Body
The US solar industry is justifiably concerned about the US government's hardening stance on China's human rights abuses in the Xinjiang Uyghur Autonomous Region (henceforth Xinjiang), a key supplier of polysilicon used for making the photovoltaic cells used in solar panels. In response, the industry is looking to third-party auditing and verification as a way of ensuring its supply chains aren't tainted by forced labor. Unfortunately, this approach is unlikely to be effective in China's repressive media and information environment.
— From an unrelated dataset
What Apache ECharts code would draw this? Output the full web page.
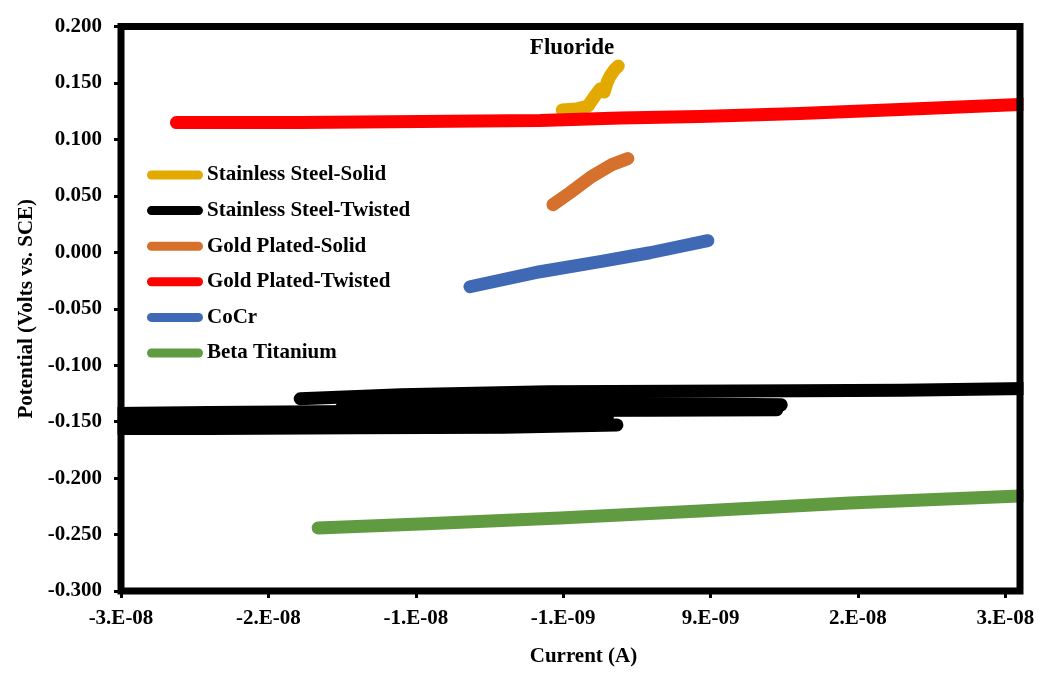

The Biden administration recently banned imports of polysilicon-based products produced by several Chinese firms over allegations of their use of forced labor in Xinjiang. As Marcus Noland and I argue in our recent PIIE Policy Brief, Xinjiang is the locus of one of the largest campaigns of government-inflicted human rights abuses in the world, including forced labor, which has infected the supply chains of companies both inside and outside the region.
The US solar industry is worried. China accounts for 68 percent of global polysilicon production, and virtually all silicon-based solar panels are likely to contain some Xinjiang silicon, according to Jenny Chase, head of solar analysis at Bloomberg New Energy Finance. If these firm-specific bans were to be applied regionwide, either through executive action or legislation, they would massively disrupt the supply chains of US-based solar companies.
Due to growing concerns over forced labor, the Solar Energy Industries Association, a major trade group, released a traceability protocol in April 2021. The protocol outlines a series of best practices, most important of which is an "independent, third-party audit mechanism to measure a company's implementation of traceability policies and procedures."
Third-party audits are the key element in industry-led attempts to ensure supply chains are free from inputs sourced under unethical or illegal circumstances and/or that contribute to violence and political instability. The most famous of these, the Kimberley Process, was created to address "blood diamonds" that had been fueling conflict in places like Angola and Sierra Leone. Apple created its own certification process with third-party auditing to address similar concerns over the sourcing of tin, tantalum, tungsten, and gold (3TG) from the Democratic Republic of the Congo.
Third-party auditing and verification processes are, in principle, a good way of addressing these concerns by removing parties with direct economic interests from the equation. They can, however, be quite difficult to implement for a variety of reasons, but the most fundamental is the governance environment in which they occur. In the case of blood diamonds and 3TG, third-party auditing and verification processes are complicated largely by the very political instability and violence these processes were designed to address. Certification processes were created precisely because much of the harvesting was occurring in active war zones outside the government's control.
In Xinjiang, the problem is not the absence of government authority but rather its pervasiveness and oppressiveness. Third-party audits can work only if the auditors are allowed to do their jobs: independently assess product sourcing and labor conditions. China is among the most strictly controlled information environments on earth. The Varieties of Democracy (V-Dem) Project is the most state-of-the-art attempt to measure political rights around the world. Its "alternative sources of information index" captures the extent of media freedoms and the ability of the media to report information critical of the regime, cover opposition parties without bias, and represent all political viewpoints within a country. The index ranges from 0 to 1, with higher values representing greater access to alternative sources of information. Since President Xi Jinping's ascent to power, China's score on this index has been virtually indistinguishable from that of North Korea (see figure).

Conditions in Xinjiang are even more restrictive. The Chinese government has stopped independent auditors at airports and sent them back or forced them to use government-supplied interpreters/minders. Locals, even Han locals, who speak to the foreign press are subject to arrest. China has created a surveillance state in the region the likes of which the East Germans could only have dreamed. The idea that credible, truly independent third-party audits can occur in such an environment is a fantasy.
Third-party auditing and verification processes are a reasonable industry-led response to problems of monitoring supply chains and addressing concerns about human rights. The problem, however, is that they are needed most where they are least likely to work—and Xinjiang would be among the most challenging places possible.